Offered online and in-person, closing night festivities included music, refreshment, and spoken word poetry. Three of the films were shown, including Tran’s, and a question and answer session followed. All performers hailed from Southeast Asia and proceeds, according to Cheam and a Facebook announcement, went towards the Khmer Anti-Deportation Advocacy Group to “end the school to prison to deportation pipeline and support impacted families and organizations.”
It was a welcome communion after months of separation due to COVID, and things got emotional quickly during the spoken word presentations. Nikki Châu spoke tearfully about helping her mom move out of her nail salon, and of missing Vietnam.
“Someday, that umbilical cord will pull my belly button home.”
Anger and frustration seemed to be the emotions felt by James Santana in the lines, “Don’t tell me that we’re free…We die regardless of if we follow your commands,” which brought to mind not only recent violence but the deaths of people of color drawn into conflicts they did not condone, such as the Vietnam War.
Everyone seemed to feel the need to tell their stories to be more fully understood outside the community and to grow closer to each other as well.

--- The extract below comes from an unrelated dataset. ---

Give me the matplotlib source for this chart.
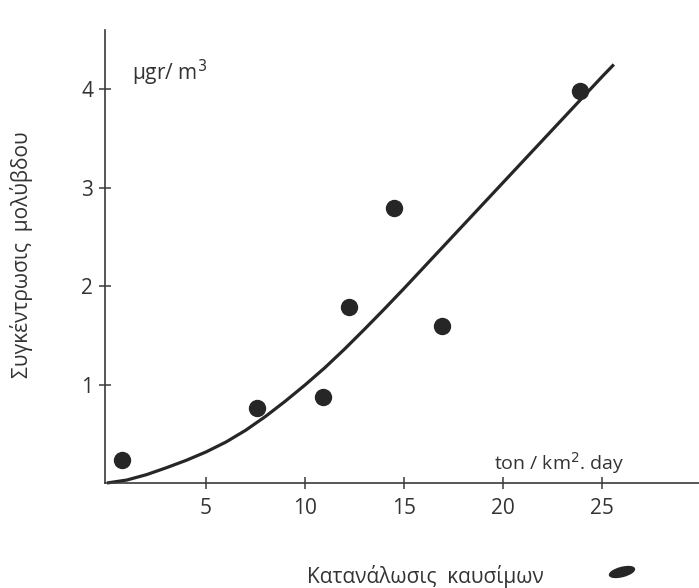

JM Wong stated in one of her poems that she was “grateful for the opportunity to redefine what it means to be Southeast Asian.”
“Everyone has a different approach,” Tran said. “There truly needs to be more dialogue, more educating, and less yelling…in regard to racism, we have to talk about it…making your voices heard through protests, art, and education are a few ways that I see productive conversations.”
“With Whom Shall We Live?” ended up winning the SEA x SEA Best Student Film award. Tran completed his master’s in Cinema and Media Studies at UW this year. He wants to apply for postgraduate study in anthropology and we may eventually see some documentary film work coming from him.
“I’m shifting course to a field where I could immerse myself in Vietnamese studies and travel to Việt Nam, the homeland of my parents that I have yet to visit.”